Data extracted from a collection:
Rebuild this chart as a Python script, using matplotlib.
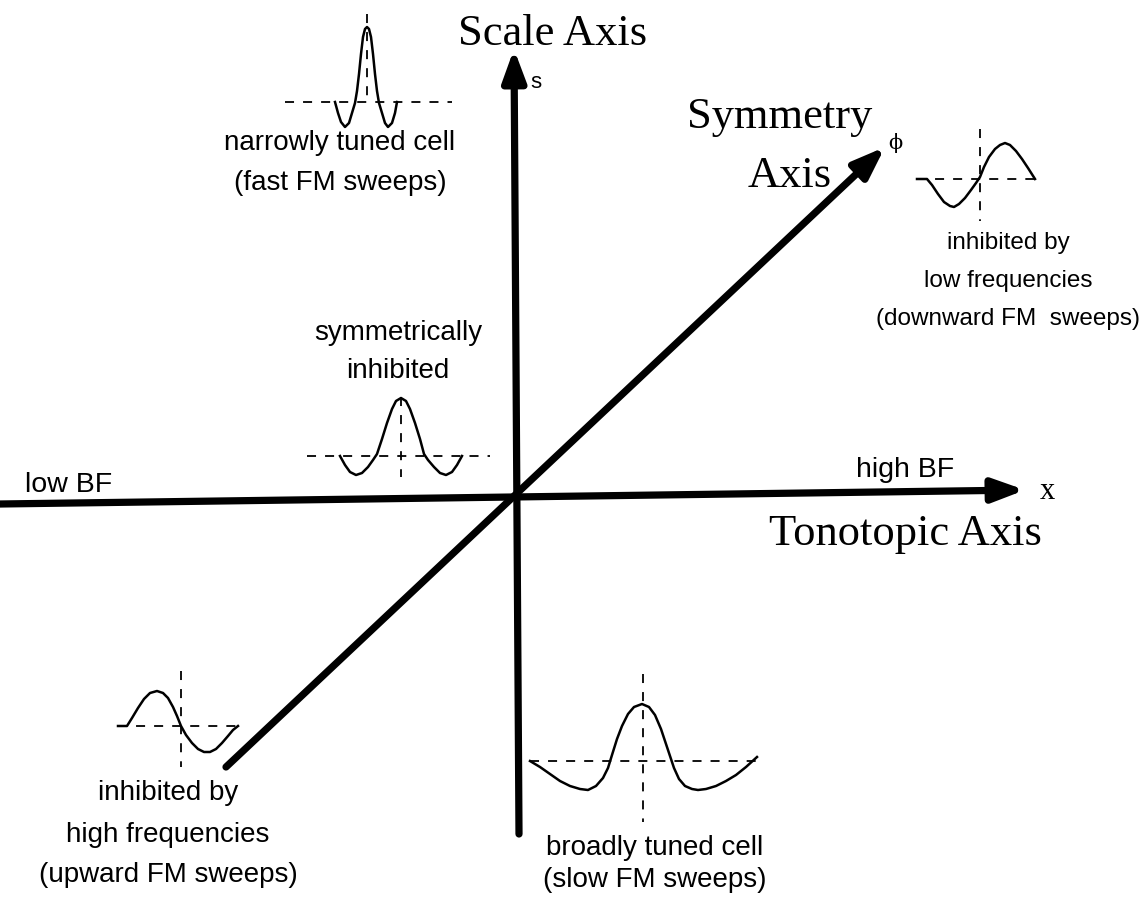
import matplotlib
matplotlib.use("Agg")
import matplotlib.pyplot as plt

# ---------------- data (pixel space) ----------------
# main axes: (start, tip)
tonotopic_axis = [(0, 505), (1025, 491)]
scale_axis = [(519, 835), (514, 50)]
symmetry_axis = [(226, 768), (885, 148)]

# narrowly tuned cell
narrow_x = [335, 338, 341, 345, 349, 352, 355, 357, 359, 361, 363, 365, 367,
            369, 371, 373, 375, 377, 379, 382, 385, 388, 392, 395, 397]
narrow_y = [103, 114, 123, 128, 124, 114, 104, 92, 75, 55, 38, 30, 28,
            30, 38, 55, 75, 92, 104, 114, 124, 128, 124, 114, 103]

# symmetrically inhibited
sym_x = [340, 345, 350, 356, 362, 368, 373, 377, 382, 387, 392, 396, 401,
         406, 410, 415, 420, 424, 428, 434, 440, 446, 452, 457, 462]
sym_y = [457, 466, 473, 476, 474, 468, 461, 455, 440, 424, 410, 402, 399,
         402, 410, 424, 440, 455, 461, 468, 474, 476, 473, 466, 457]

# inhibited by low frequencies
low_x = [917, 927, 932, 938, 944, 950, 954, 959, 965, 971, 976, 980, 984,
         989, 995, 1000, 1005, 1010, 1016, 1022, 1028, 1035]
low_y = [180, 180, 186, 195, 203, 207, 208, 205, 199, 191, 184, 178, 168,
         158, 150, 146, 144, 146, 152, 160, 169, 180]

# inhibited by high frequencies
high_x = [118, 127, 132, 138, 144, 150, 157, 163, 168, 173, 177, 181, 186,
          192, 198, 204, 210, 216, 222, 228, 233, 238]
high_y = [727, 727, 719, 709, 700, 694, 692, 694, 699, 708, 717, 727, 736,
          744, 750, 753, 753, 750, 744, 737, 731, 727]

# broadly tuned cell
broad_x = [530, 540, 550, 560, 570, 580, 588, 596, 603, 608, 612, 617, 622,
           628, 634, 642, 649, 655, 661, 666, 670, 674, 679, 685, 692, 698,
           706, 716, 726, 736, 746, 757]
broad_y = [762, 768, 775, 782, 787, 790, 791, 787, 779, 769, 756, 740, 727,
           715, 708, 705, 708, 716, 730, 745, 757, 769, 780, 787, 790, 791,
           790, 787, 782, 776, 768, 758]

# dashed guides: (x0, x1, y) horizontal and (x, y0, y1) vertical
h_guides = [(285, 452, 103), (307, 490, 457), (917, 1040, 180),
            (118, 240, 727), (530, 757, 762)]
v_guides = [(367, 15, 103), (401, 398, 478), (980, 130, 222),
            (181, 672, 768), (643, 675, 823)]

curves = [(narrow_x, narrow_y), (sym_x, sym_y), (low_x, low_y),
          (high_x, high_y), (broad_x, broad_y)]

# ---------------- drawing ----------------
W, H = 1146, 903
fig = plt.figure(figsize=(W / 100, H / 100), dpi=100)
ax = fig.add_axes([0, 0, 1, 1])
ax.set_xlim(0, W)
ax.set_ylim(H, 0)
ax.axis("off")

for start, tip in (tonotopic_axis, scale_axis, symmetry_axis):
    ax.annotate("", xy=tip, xytext=start,
                arrowprops=dict(arrowstyle="-|>,head_length=19,head_width=7",
                                mutation_scale=1, lw=5.2, color="black",
                                shrinkA=0, shrinkB=0))

for x0, x1, y in h_guides:
    ax.plot([x0, x1], [y, y], color="black", lw=1.3, dashes=(5, 5))
for x, y0, y1 in v_guides:
    ax.plot([x, x], [y0, y1], color="black", lw=1.3, dashes=(5, 5))

for cx, cy in curves:
    ax.plot(cx, cy, color="black", lw=1.8, solid_joinstyle="round")

serif = "Liberation Serif"
sans = "Liberation Sans"
ax.text(553, 45, "Scale Axis", family=serif, fontsize=32, ha="center", va="baseline")
ax.text(536, 82, "s", family=sans, fontsize=16, ha="center", va="center")
ax.text(780, 128, "Symmetry", family=serif, fontsize=32, ha="center", va="baseline")
ax.text(790, 187, "Axis", family=serif, fontsize=32, ha="center", va="baseline")
ax.text(895, 143, "\u03d5", family="DejaVu Serif", fontsize=15, ha="center", va="center")
ax.text(905, 545, "Tonotopic Axis", family=serif, fontsize=32, ha="center", va="baseline")
ax.text(1047, 492, "x", family=serif, fontsize=22, ha="center", va="center")

ax.text(905, 470, "high BF", family=sans, fontsize=20.5, ha="center", va="center")
ax.text(25, 485, "low BF", family=sans, fontsize=20.5, ha="left", va="center")

def block(x, ys, lines, size=20):
    for y, s in zip(ys, lines):
        ax.text(x, y, s, family=sans, fontsize=size, ha="center", va="center")

block(340, [143, 183], ["narrowly tuned cell", "(fast FM sweeps)"])
block(398, [333, 371], ["symmetrically", "inhibited"])
block(1008, [243, 281, 319], ["inhibited by", "low frequencies", "(downward FM  sweeps)"], size=17.5)
block(168, [793, 835, 875], ["inhibited by", "high frequencies", "(upward FM sweeps)"])
block(655, [848, 880], ["broadly tuned cell", "(slow FM sweeps)"])

fig.savefig("out.png", dpi=100)
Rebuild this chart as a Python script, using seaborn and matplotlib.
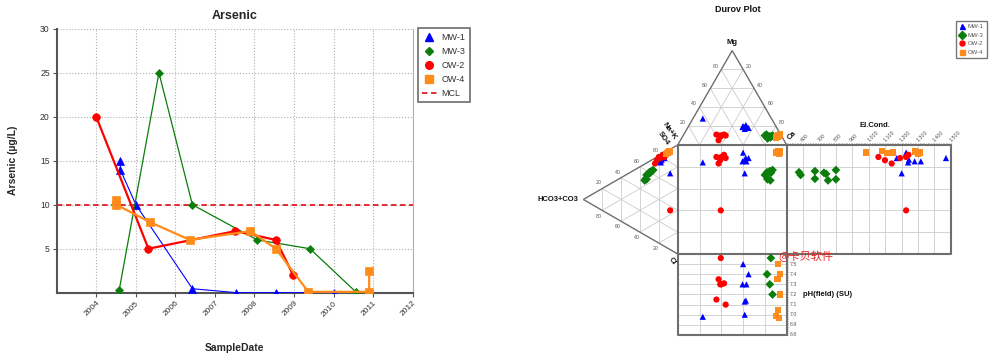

Stated problem> Every entry must be transcribed exactly. Pictures do not belong in the copy.

Exercise response>
Rebuild this chart as a Python script, using matplotlib.
import matplotlib
matplotlib.use("Agg")
import matplotlib.pyplot as plt

# ---------------- data (pixel space) ----------------
# main axes: (start, tip)
tonotopic_axis = [(0, 505), (1025, 491)]
scale_axis = [(519, 835), (514, 50)]
symmetry_axis = [(226, 768), (885, 148)]

# narrowly tuned cell
narrow_x = [335, 338, 341, 345, 349, 352, 355, 357, 359, 361, 363, 365, 367,
            369, 371, 373, 375, 377, 379, 382, 385, 388, 392, 395, 397]
narrow_y = [103, 114, 123, 128, 124, 114, 104, 92, 75, 55, 38, 30, 28,
            30, 38, 55, 75, 92, 104, 114, 124, 128, 124, 114, 103]

# symmetrically inhibited
sym_x = [340, 345, 350, 356, 362, 368, 373, 377, 382, 387, 392, 396, 401,
         406, 410, 415, 420, 424, 428, 434, 440, 446, 452, 457, 462]
sym_y = [457, 466, 473, 476, 474, 468, 461, 455, 440, 424, 410, 402, 399,
         402, 410, 424, 440, 455, 461, 468, 474, 476, 473, 466, 457]

# inhibited by low frequencies
low_x = [917, 927, 932, 938, 944, 950, 954, 959, 965, 971, 976, 980, 984,
         989, 995, 1000, 1005, 1010, 1016, 1022, 1028, 1035]
low_y = [180, 180, 186, 195, 203, 207, 208, 205, 199, 191, 184, 178, 168,
         158, 150, 146, 144, 146, 152, 160, 169, 180]

# inhibited by high frequencies
high_x = [118, 127, 132, 138, 144, 150, 157, 163, 168, 173, 177, 181, 186,
          192, 198, 204, 210, 216, 222, 228, 233, 238]
high_y = [727, 727, 719, 709, 700, 694, 692, 694, 699, 708, 717, 727, 736,
          744, 750, 753, 753, 750, 744, 737, 731, 727]

# broadly tuned cell
broad_x = [530, 540, 550, 560, 570, 580, 588, 596, 603, 608, 612, 617, 622,
           628, 634, 642, 649, 655, 661, 666, 670, 674, 679, 685, 692, 698,
           706, 716, 726, 736, 746, 757]
broad_y = [762, 768, 775, 782, 787, 790, 791, 787, 779, 769, 756, 740, 727,
           715, 708, 705, 708, 716, 730, 745, 757, 769, 780, 787, 790, 791,
           790, 787, 782, 776, 768, 758]

# dashed guides: (x0, x1, y) horizontal and (x, y0, y1) vertical
h_guides = [(285, 452, 103), (307, 490, 457), (917, 1040, 180),
            (118, 240, 727), (530, 757, 762)]
v_guides = [(367, 15, 103), (401, 398, 478), (980, 130, 222),
            (181, 672, 768), (643, 675, 823)]

curves = [(narrow_x, narrow_y), (sym_x, sym_y), (low_x, low_y),
          (high_x, high_y), (broad_x, broad_y)]

# ---------------- drawing ----------------
W, H = 1146, 903
fig = plt.figure(figsize=(W / 100, H / 100), dpi=100)
ax = fig.add_axes([0, 0, 1, 1])
ax.set_xlim(0, W)
ax.set_ylim(H, 0)
ax.axis("off")

for start, tip in (tonotopic_axis, scale_axis, symmetry_axis):
    ax.annotate("", xy=tip, xytext=start,
                arrowprops=dict(arrowstyle="-|>,head_length=19,head_width=7",
                                mutation_scale=1, lw=5.2, color="black",
                                shrinkA=0, shrinkB=0))

for x0, x1, y in h_guides:
    ax.plot([x0, x1], [y, y], color="black", lw=1.3, dashes=(5, 5))
for x, y0, y1 in v_guides:
    ax.plot([x, x], [y0, y1], color="black", lw=1.3, dashes=(5, 5))

for cx, cy in curves:
    ax.plot(cx, cy, color="black", lw=1.8, solid_joinstyle="round")

serif = "Liberation Serif"
sans = "Liberation Sans"
ax.text(553, 45, "Scale Axis", family=serif, fontsize=32, ha="center", va="baseline")
ax.text(536, 82, "s", family=sans, fontsize=16, ha="center", va="center")
ax.text(780, 128, "Symmetry", family=serif, fontsize=32, ha="center", va="baseline")
ax.text(790, 187, "Axis", family=serif, fontsize=32, ha="center", va="baseline")
ax.text(895, 143, "\u03d5", family="DejaVu Serif", fontsize=15, ha="center", va="center")
ax.text(905, 545, "Tonotopic Axis", family=serif, fontsize=32, ha="center", va="baseline")
ax.text(1047, 492, "x", family=serif, fontsize=22, ha="center", va="center")

ax.text(905, 470, "high BF", family=sans, fontsize=20.5, ha="center", va="center")
ax.text(25, 485, "low BF", family=sans, fontsize=20.5, ha="left", va="center")

def block(x, ys, lines, size=20):
    for y, s in zip(ys, lines):
        ax.text(x, y, s, family=sans, fontsize=size, ha="center", va="center")

block(340, [143, 183], ["narrowly tuned cell", "(fast FM sweeps)"])
block(398, [333, 371], ["symmetrically", "inhibited"])
block(1008, [243, 281, 319], ["inhibited by", "low frequencies", "(downward FM  sweeps)"], size=17.5)
block(168, [793, 835, 875], ["inhibited by", "high frequencies", "(upward FM sweeps)"])
block(655, [848, 880], ["broadly tuned cell", "(slow FM sweeps)"])

fig.savefig("out.png", dpi=100)
Rebuild this chart as a Python script, using seaborn and matplotlib.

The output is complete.